● **Provided data**
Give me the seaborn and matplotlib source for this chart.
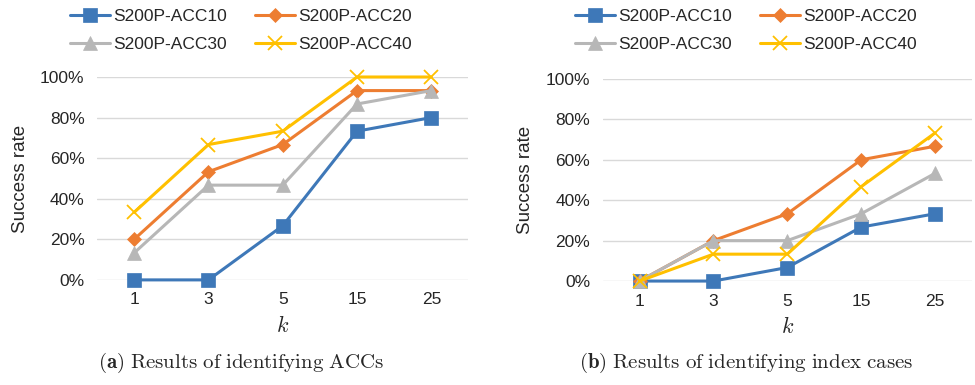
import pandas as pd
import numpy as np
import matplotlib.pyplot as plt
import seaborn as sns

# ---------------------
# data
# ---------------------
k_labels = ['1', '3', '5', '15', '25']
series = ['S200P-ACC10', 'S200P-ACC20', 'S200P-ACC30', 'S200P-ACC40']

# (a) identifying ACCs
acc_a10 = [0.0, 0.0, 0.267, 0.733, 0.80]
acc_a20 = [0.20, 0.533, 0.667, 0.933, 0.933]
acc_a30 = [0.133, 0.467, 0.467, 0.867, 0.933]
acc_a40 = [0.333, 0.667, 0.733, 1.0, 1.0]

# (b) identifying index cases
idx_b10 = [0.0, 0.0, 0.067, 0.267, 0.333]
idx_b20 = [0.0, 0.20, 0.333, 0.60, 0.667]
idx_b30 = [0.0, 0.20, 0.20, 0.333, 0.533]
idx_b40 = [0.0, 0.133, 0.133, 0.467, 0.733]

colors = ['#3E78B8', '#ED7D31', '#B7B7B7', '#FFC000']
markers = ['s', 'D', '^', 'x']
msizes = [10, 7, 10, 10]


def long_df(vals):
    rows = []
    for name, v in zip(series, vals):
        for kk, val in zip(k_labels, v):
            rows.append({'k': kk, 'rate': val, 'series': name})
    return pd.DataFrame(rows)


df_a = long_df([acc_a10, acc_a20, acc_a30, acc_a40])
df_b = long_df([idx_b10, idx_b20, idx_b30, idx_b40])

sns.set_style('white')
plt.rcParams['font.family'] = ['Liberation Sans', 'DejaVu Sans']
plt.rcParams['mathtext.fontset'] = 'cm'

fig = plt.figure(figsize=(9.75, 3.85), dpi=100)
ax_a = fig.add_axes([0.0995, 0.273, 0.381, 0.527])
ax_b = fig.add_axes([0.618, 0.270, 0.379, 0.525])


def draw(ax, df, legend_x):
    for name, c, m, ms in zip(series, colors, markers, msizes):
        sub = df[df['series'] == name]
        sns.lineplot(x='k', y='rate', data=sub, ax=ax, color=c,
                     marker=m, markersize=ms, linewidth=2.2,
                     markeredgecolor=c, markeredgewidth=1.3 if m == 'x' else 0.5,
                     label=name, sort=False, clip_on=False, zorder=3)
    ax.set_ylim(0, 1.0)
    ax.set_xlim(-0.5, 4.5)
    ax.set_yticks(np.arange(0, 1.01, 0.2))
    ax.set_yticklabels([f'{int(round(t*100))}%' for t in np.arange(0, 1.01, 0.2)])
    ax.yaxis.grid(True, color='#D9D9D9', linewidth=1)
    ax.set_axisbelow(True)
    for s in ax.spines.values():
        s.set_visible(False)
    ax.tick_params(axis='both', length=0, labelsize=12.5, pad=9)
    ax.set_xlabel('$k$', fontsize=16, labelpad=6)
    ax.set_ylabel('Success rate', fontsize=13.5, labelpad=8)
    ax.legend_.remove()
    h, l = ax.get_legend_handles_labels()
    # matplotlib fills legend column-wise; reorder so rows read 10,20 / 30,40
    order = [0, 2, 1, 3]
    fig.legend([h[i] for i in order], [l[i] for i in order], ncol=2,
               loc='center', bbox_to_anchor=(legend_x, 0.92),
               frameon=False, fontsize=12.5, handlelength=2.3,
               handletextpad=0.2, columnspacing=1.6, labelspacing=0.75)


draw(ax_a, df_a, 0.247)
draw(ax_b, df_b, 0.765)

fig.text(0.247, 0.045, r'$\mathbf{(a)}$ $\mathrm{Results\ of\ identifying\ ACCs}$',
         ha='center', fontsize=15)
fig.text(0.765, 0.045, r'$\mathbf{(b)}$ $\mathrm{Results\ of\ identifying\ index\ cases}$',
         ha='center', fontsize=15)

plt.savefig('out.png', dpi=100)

● **To be done**
Repeat, word for word and with no pictures, only the lines running from the beginning of the data to the line that contains "import seaborn as sns".

● **Solution for this problem**
Give me the seaborn and matplotlib source for this chart.
import pandas as pd
import numpy as np
import matplotlib.pyplot as plt
import seaborn as sns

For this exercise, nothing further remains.